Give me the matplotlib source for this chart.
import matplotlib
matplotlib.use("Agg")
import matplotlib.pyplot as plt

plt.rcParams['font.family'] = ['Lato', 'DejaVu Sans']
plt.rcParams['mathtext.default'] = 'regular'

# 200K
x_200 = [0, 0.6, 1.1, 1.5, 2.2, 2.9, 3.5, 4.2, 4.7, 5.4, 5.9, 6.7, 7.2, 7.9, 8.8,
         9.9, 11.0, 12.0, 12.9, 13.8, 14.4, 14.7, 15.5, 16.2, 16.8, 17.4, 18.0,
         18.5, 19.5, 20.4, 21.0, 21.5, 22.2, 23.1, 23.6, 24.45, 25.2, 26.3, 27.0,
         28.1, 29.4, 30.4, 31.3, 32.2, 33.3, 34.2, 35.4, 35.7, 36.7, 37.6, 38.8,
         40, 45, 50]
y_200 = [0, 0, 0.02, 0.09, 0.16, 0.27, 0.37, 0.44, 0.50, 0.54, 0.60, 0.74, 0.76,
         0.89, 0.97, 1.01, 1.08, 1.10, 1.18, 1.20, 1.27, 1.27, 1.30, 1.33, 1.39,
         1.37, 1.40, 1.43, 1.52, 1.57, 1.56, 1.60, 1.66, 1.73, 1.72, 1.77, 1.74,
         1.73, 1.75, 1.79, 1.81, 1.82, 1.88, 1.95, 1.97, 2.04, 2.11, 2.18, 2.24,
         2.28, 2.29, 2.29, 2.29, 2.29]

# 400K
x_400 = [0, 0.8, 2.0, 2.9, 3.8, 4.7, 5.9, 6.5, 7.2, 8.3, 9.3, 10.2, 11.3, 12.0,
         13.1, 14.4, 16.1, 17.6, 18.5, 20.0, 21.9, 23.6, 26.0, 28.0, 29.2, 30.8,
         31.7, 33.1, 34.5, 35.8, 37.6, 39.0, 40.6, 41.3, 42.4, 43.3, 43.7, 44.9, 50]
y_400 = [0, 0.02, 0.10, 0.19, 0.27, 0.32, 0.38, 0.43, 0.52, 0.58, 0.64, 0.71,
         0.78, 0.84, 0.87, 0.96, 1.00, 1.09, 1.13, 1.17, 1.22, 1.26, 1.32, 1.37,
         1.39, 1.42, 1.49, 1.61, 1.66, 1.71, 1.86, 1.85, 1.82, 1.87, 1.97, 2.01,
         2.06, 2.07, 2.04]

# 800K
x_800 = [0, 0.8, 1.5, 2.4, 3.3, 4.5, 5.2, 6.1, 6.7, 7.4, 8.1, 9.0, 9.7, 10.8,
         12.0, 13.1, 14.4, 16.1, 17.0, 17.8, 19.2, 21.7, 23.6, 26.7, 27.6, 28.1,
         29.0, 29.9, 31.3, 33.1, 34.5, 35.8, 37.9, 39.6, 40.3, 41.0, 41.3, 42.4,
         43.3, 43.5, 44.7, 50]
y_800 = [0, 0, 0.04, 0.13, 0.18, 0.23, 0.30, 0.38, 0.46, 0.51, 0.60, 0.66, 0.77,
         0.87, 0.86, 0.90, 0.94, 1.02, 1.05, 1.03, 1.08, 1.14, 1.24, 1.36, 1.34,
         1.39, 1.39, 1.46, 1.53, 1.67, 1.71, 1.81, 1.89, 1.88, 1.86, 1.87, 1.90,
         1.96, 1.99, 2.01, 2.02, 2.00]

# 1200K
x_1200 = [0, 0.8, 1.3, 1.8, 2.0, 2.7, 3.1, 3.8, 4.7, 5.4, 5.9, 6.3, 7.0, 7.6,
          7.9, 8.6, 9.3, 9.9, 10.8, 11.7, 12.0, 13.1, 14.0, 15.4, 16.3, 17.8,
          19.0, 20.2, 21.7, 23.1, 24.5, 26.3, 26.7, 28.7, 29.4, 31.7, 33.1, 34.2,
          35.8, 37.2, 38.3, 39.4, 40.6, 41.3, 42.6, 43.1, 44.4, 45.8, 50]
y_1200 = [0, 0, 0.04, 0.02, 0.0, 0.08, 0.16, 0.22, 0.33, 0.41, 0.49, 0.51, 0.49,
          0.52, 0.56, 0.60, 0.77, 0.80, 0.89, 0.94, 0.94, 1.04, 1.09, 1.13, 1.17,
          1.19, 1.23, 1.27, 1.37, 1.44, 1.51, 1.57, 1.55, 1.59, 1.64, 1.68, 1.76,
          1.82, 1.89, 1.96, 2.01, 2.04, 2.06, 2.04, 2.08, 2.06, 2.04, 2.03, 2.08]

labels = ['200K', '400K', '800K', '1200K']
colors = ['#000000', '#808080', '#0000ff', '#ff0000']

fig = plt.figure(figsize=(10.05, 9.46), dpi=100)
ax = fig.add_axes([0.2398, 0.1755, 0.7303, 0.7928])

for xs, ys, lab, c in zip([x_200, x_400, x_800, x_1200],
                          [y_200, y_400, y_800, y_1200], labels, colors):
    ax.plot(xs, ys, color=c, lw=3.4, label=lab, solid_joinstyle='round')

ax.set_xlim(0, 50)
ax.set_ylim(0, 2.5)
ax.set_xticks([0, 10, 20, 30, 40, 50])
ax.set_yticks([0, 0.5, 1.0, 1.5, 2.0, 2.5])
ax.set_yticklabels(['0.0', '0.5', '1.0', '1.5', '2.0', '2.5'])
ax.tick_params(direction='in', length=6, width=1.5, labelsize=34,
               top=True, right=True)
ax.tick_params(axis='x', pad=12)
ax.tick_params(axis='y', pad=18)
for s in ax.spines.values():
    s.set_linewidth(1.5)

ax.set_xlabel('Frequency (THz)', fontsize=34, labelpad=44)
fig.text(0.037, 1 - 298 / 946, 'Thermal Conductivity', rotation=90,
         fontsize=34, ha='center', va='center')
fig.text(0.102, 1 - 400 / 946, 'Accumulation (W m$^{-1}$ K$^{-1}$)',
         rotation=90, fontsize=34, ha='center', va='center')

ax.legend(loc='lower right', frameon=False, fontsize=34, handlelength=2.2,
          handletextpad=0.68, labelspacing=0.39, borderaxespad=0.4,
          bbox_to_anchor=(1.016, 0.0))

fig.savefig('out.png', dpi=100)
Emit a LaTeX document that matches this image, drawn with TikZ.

[Short problem] Repeat word for word every line from the start of the entries to the line holding "plt.rcParams['mathtext.default'] = 'regular'", inclusive, and nothing else.

[Final result]
Give me the matplotlib source for this chart.
import matplotlib
matplotlib.use("Agg")
import matplotlib.pyplot as plt

plt.rcParams['font.family'] = ['Lato', 'DejaVu Sans']
plt.rcParams['mathtext.default'] = 'regular'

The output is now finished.